***** Given data *****
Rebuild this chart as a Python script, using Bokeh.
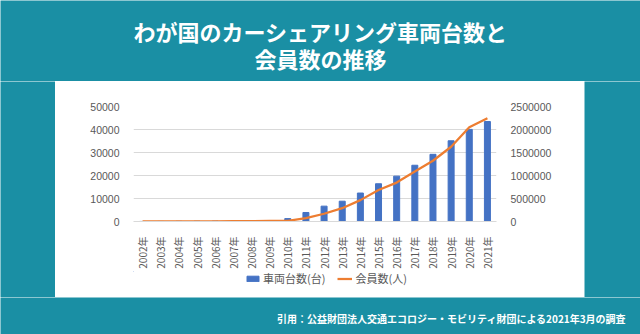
from bokeh.plotting import figure
from bokeh.layouts import column, row
from bokeh.models import (Range1d, LinearAxis, FactorRange, FixedTicker, NumeralTickFormatter,
                          Label, Legend, LegendItem, ColumnDataSource)
from bokeh.embed import file_html
from bokeh.resources import INLINE
import math

years = [f"{y}年" for y in range(2002, 2022)]
vehicles = [21, 42, 86, 118, 150, 190, 230, 280, 1265, 3915, 6674, 8831, 12373, 16418,
            19717, 24458, 29208, 35100, 40052, 43460]
members = [50, 850, 1712, 1656, 3245, 6396, 8000, 12000, 16000, 73000, 168000, 290000,
           465000, 685000, 846000, 1086000, 1321000, 1625000, 2048000, 2246000]
left_ticks = [0, 10000, 20000, 30000, 40000, 50000]
right_ticks = [0, 500000, 1000000, 1500000, 2000000, 2500000]

title1 = "わが国のカーシェアリング車両台数と"
title2 = "会員数の推移"
caption = "引用：公益財団法人交通エコロジー・モビリティ財団による2021年3月の調査"
leg_bar = "車両台数(台)"
leg_line = "会員数(人)"

TEAL = "#1a8fa4"
BLUE = "#4472c4"
ORANGE = "#ed7d31"
GRAY = "#595959"
JP = "Noto Sans CJK JP"


def blank(w, h, color=TEAL):
    f = figure(width=w, height=h, x_range=Range1d(0, w), y_range=Range1d(h, 0),
               output_backend="svg", toolbar_location=None,
               x_axis_location=None, y_axis_location=None, min_border=0)
    f.border_fill_color = color
    f.background_fill_color = color
    f.outline_line_color = None
    f.grid.visible = False
    return f


top = blank(640, 81)
for t, y in [(title1, 30), (title2, 57)]:
    top.add_layout(Label(x=320, y=y, text=t, text_align="center", text_baseline="middle",
                         text_font=JP, text_font_size="22px", text_font_style="bold",
                         text_color="white"))

bottom = blank(640, 37)
bottom.add_layout(Label(x=626, y=21, text=caption, text_align="right", text_baseline="middle",
                        text_font=JP, text_font_size="10px", text_font_style="bold",
                        text_color="white"))

left_pad = blank(55, 216)
right_pad = blank(56, 216)

src = ColumnDataSource(dict(x=years, v=vehicles, m=members))

p = figure(width=529, height=190, x_range=FactorRange(*years, range_padding=0),
           y_range=Range1d(0, 50000), output_backend="svg", toolbar_location=None,
           min_border_left=78, min_border_right=88, min_border_top=25, min_border_bottom=49)
p.border_fill_color = "white"
p.background_fill_color = "white"
p.outline_line_color = None
p.extra_y_ranges = {"m": Range1d(0, 2500000)}

p.vbar(x="x", top="v", width=0.33, source=src, color=BLUE)
p.line(x="x", y="m", source=src, y_range_name="m", line_color=ORANGE, line_width=2.25)

p.yaxis.ticker = FixedTicker(ticks=left_ticks)
p.yaxis.formatter = NumeralTickFormatter(format="0")
ra = LinearAxis(y_range_name="m", ticker=FixedTicker(ticks=right_ticks),
                formatter=NumeralTickFormatter(format="0"))
p.add_layout(ra, "right")

for ax in [p.yaxis[0], ra]:
    ax.axis_line_color = None
    ax.major_tick_line_color = None
    ax.minor_tick_line_color = None
    ax.major_label_text_font = "Liberation Sans"
    ax.major_label_text_font_size = "10.5px"
    ax.major_label_text_color = GRAY
    ax.major_label_standoff = 8

xa = p.xaxis[0]
xa.major_label_orientation = math.pi / 2
xa.axis_line_color = "#d9d9d9"
xa.major_tick_line_color = None
xa.major_label_text_font = JP
xa.major_label_text_font_size = "10px"
xa.major_label_text_color = GRAY
xa.major_label_standoff = 9

p.xgrid.grid_line_color = None
p.ygrid.grid_line_color = "#d9d9d9"
p.ygrid.ticker = FixedTicker(ticks=left_ticks)

# legend strip (its frame is aligned with the chart's frame by the column layout)
lg = blank(529, 26, color="white")
dummy = ColumnDataSource(dict(x=[-1000], y=[0]))
rb = lg.vbar(x="x", top="y", width=1, source=dummy, color=BLUE)
rl = lg.line(x="x", y="y", source=dummy, line_color=ORANGE, line_width=2.25)
legend = Legend(items=[LegendItem(label=leg_bar, renderers=[rb]),
                       LegendItem(label=leg_line, renderers=[rl])],
                orientation="horizontal", location=(112, 11),
                glyph_width=15, glyph_height=7, label_text_font=JP,
                label_text_font_size="11px", label_text_color=GRAY,
                background_fill_alpha=0, border_line_color=None, spacing=12,
                label_standoff=3, padding=2, margin=0)
lg.add_layout(legend, "center")

layout = column(top, row(left_pad, column(p, lg, spacing=0), right_pad, spacing=0),
                bottom, spacing=0)
open("out.html", "w").write(file_html(layout, INLINE))
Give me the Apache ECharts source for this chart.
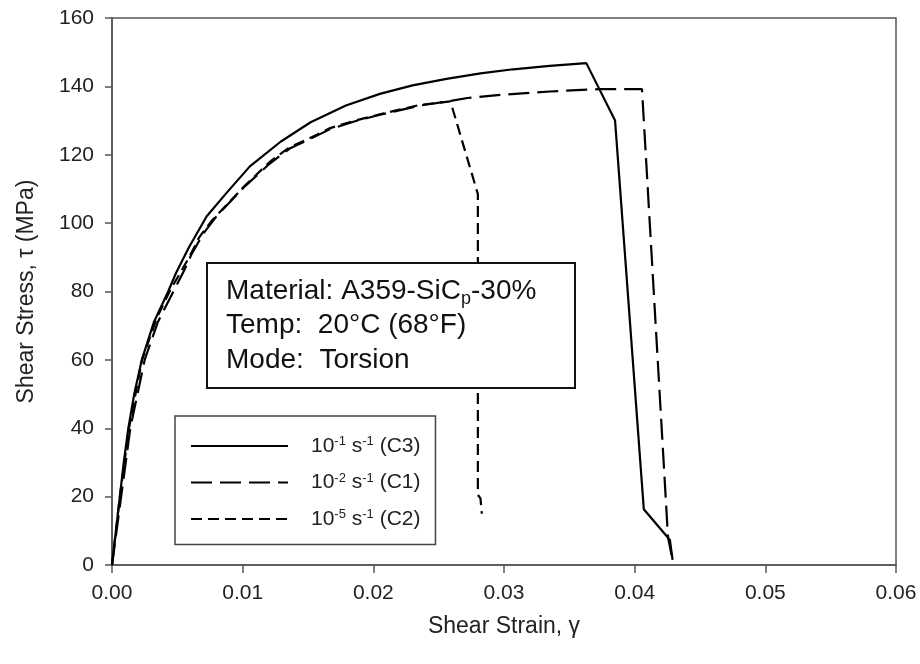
<!DOCTYPE html>
<html>
<head>
<meta charset="utf-8">
<script src="https://cdn.jsdelivr.net/npm/echarts@6/dist/echarts.min.js"></script>
<style>
html,body{margin:0;padding:0;background:#fff;}
#chart{width:920px;height:664px;}
</style>
</head>
<body>
<div id="chart"></div>
<script>
// ---- data ----
var xTicks = [0, 0.01, 0.02, 0.03, 0.04, 0.05, 0.06];
var yTicks = [0, 20, 40, 60, 80, 100, 120, 140, 160];

var seriesNames = ['C3', 'C1', 'C2'];
var rateExponents = ['-1', '-2', '-5'];

// 10^-1 s^-1 (C3) - solid
var c3Strain = [0, 0.0003, 0.0006, 0.0009, 0.00125, 0.0017, 0.00228, 0.0032, 0.0043, 0.0049, 0.0059, 0.00725, 0.0088, 0.01055, 0.0129, 0.0152, 0.0179, 0.0205, 0.0230, 0.0256, 0.0282, 0.0307, 0.0335, 0.0363, 0.0385, 0.0407, 0.0427, 0.0429];
var c3Stress = [0, 10, 20, 30, 40, 50, 60, 71, 80, 85.4, 93, 102, 109, 116.6, 123.8, 129.5, 134.4, 137.8, 140.3, 142.2, 143.8, 145, 146, 146.8, 130, 16.3, 7.3, 1.5];

// 10^-2 s^-1 (C1) - long dash
var c1Strain = [0, 0.0007, 0.0014, 0.0025, 0.0035, 0.0047, 0.0055, 0.0061, 0.0070, 0.0080, 0.0101, 0.0121, 0.0136, 0.0151, 0.0167, 0.0186, 0.0205, 0.0236, 0.0257, 0.0272, 0.0297, 0.0335, 0.0373, 0.04056, 0.04255, 0.0429];
var c1Stress = [0, 20, 40, 60, 71, 80, 86, 91, 97, 102, 110.5, 117.5, 121.8, 124.5, 127.5, 129.8, 131.7, 134.4, 135.6, 136.6, 137.5, 138.5, 139.2, 139.2, 8.2, 1.5];

// 10^-5 s^-1 (C2) - short dash
var c2Strain = [0, 0.0006, 0.0013, 0.0023, 0.0034, 0.0044, 0.0053, 0.0059, 0.0067, 0.0077, 0.0101, 0.0121, 0.0136, 0.0150, 0.0167, 0.0186, 0.0205, 0.0220, 0.0236, 0.0259, 0.0280, 0.0280, 0.0282, 0.0283];
var c2Stress = [0, 20, 40, 60, 72, 80, 86, 90, 96, 101, 110.7, 118, 122.2, 124.6, 127.8, 130, 131.8, 133.2, 134.6, 135.6, 108.5, 20.5, 19.5, 15];

var infoLines = ['Material: A359-SiC', 'p', '-30%', 'Temp:  20\u00B0C (68\u00B0F)', 'Mode:  Torsion'];

// ---- chart ----
function pairs(xs, ys) { return xs.map(function (x, i) { return [x, ys[i]]; }); }

var FONT = '"Liberation Sans", Arial, Helvetica, sans-serif';
var chart = echarts.init(document.getElementById('chart'), null, {renderer: 'canvas'});

var option = {
  backgroundColor: '#fff',
  animation: false,
  grid: {
    left: 112, right: 24, top: 18, bottom: 99,
    show: true, borderColor: '#555', borderWidth: 1.5, backgroundColor: 'transparent'
  },
  xAxis: {
    type: 'value',
    min: xTicks[0], max: xTicks[xTicks.length - 1], interval: 0.01,
    name: 'Shear Strain, \u03B3',
    nameLocation: 'middle', nameGap: 50,
    nameTextStyle: {fontFamily: FONT, fontSize: 23, color: '#222'},
    axisLine: {show: true, lineStyle: {color: '#555', width: 1.5}},
    axisTick: {show: true, length: 8, lineStyle: {color: '#555', width: 1.5}},
    axisLabel: {
      margin: 18, fontFamily: FONT, fontSize: 21, color: '#222',
      formatter: function (v) { return v.toFixed(2); }
    },
    splitLine: {show: false}
  },
  yAxis: {
    type: 'value',
    min: yTicks[0], max: yTicks[yTicks.length - 1], interval: 20,
    name: 'Shear Stress, \u03C4 (MPa)',
    nameLocation: 'middle', nameGap: 74, nameRotate: 90,
    nameTextStyle: {fontFamily: FONT, fontSize: 23, color: '#222'},
    axisLine: {show: true, lineStyle: {color: '#555', width: 1.5}},
    axisTick: {show: true, length: 7, lineStyle: {color: '#555', width: 1.5}},
    axisLabel: {margin: 18, fontFamily: FONT, fontSize: 21, color: '#222'},
    splitLine: {show: false}
  },
  legend: {
    show: true,
    orient: 'vertical',
    left: 175, top: 416,
    padding: [19, 15, 15, 15],
    itemWidth: 97, itemHeight: 16, itemGap: 15,
    borderColor: '#444', borderWidth: 1.5,
    backgroundColor: '#fff',
    selectedMode: false,
    itemStyle: {opacity: 0},
    data: seriesNames,
    formatter: function (name) {
      var e = rateExponents[seriesNames.indexOf(name)];
      return '{f|10}{s|' + e + '}{t| s}{s|-1}{t| (' + name + ')}';
    },
    textStyle: {
      fontFamily: FONT, fontSize: 21, color: '#222',
      rich: {
        f: {fontFamily: FONT, fontSize: 21, color: '#222', lineHeight: 22, padding: [0, 0, 0, 18]},
        t: {fontFamily: FONT, fontSize: 21, color: '#222', lineHeight: 22},
        s: {fontFamily: FONT, fontSize: 13, color: '#222', lineHeight: 12, verticalAlign: 'top'}
      }
    }
  },
  series: [
    {
      name: seriesNames[0], type: 'line', symbol: 'none', z: 5,
      data: pairs(c3Strain, c3Stress),
      lineStyle: {color: '#000', width: 2.2, type: 'solid'},
      itemStyle: {color: '#000'}
    },
    {
      name: seriesNames[1], type: 'line', symbol: 'none', z: 4,
      data: pairs(c1Strain, c1Stress),
      lineStyle: {color: '#000', width: 2.2, type: [21, 8]},
      itemStyle: {color: '#000'}
    },
    {
      name: seriesNames[2], type: 'line', symbol: 'none', z: 3,
      data: pairs(c2Strain, c2Stress),
      lineStyle: {color: '#000', width: 2.2, type: [11, 6]},
      itemStyle: {color: '#000'}
    }
  ],
  graphic: [
    {
      type: 'rect', z: 100,
      shape: {x: 207, y: 263, width: 368, height: 125},
      style: {fill: '#fff', stroke: '#111', lineWidth: 2}
    },
    {
      type: 'text', z: 101,
      x: 226, y: 274,
      style: {
        text: '{m|' + infoLines[0] + '}{b|' + infoLines[1] + '}{m|' + infoLines[2] + '}\n{m|' + infoLines[3] + '}\n{m|' + infoLines[4] + '}',
        verticalAlign: 'top', align: 'left',
        font: '28px ' + FONT, fill: '#111',
        rich: {
          m: {fontFamily: FONT, fontSize: 28, fill: '#111', color: '#111', lineHeight: 34.5},
          b: {fontFamily: FONT, fontSize: 18, fill: '#111', color: '#111', lineHeight: 22, verticalAlign: 'bottom'}
        }
      }
    }
  ]
};
chart.setOption(option);
</script>
</body>
</html>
*****
**Prompt**: From the records above, copy exactly the lines starting at the one with "Give me the" and ending at the one with "var rateExponents = ['-1', '-2', '-5'];", and no others. Pictures stay out.

**The completed task**:
Give me the Apache ECharts source for this chart.
<!DOCTYPE html>
<html>
<head>
<meta charset="utf-8">
<script src="https://cdn.jsdelivr.net/npm/echarts@6/dist/echarts.min.js"></script>
<style>
html,body{margin:0;padding:0;background:#fff;}
#chart{width:920px;height:664px;}
</style>
</head>
<body>
<div id="chart"></div>
<script>
// ---- data ----
var xTicks = [0, 0.01, 0.02, 0.03, 0.04, 0.05, 0.06];
var yTicks = [0, 20, 40, 60, 80, 100, 120, 140, 160];

var seriesNames = ['C3', 'C1', 'C2'];
var rateExponents = ['-1', '-2', '-5'];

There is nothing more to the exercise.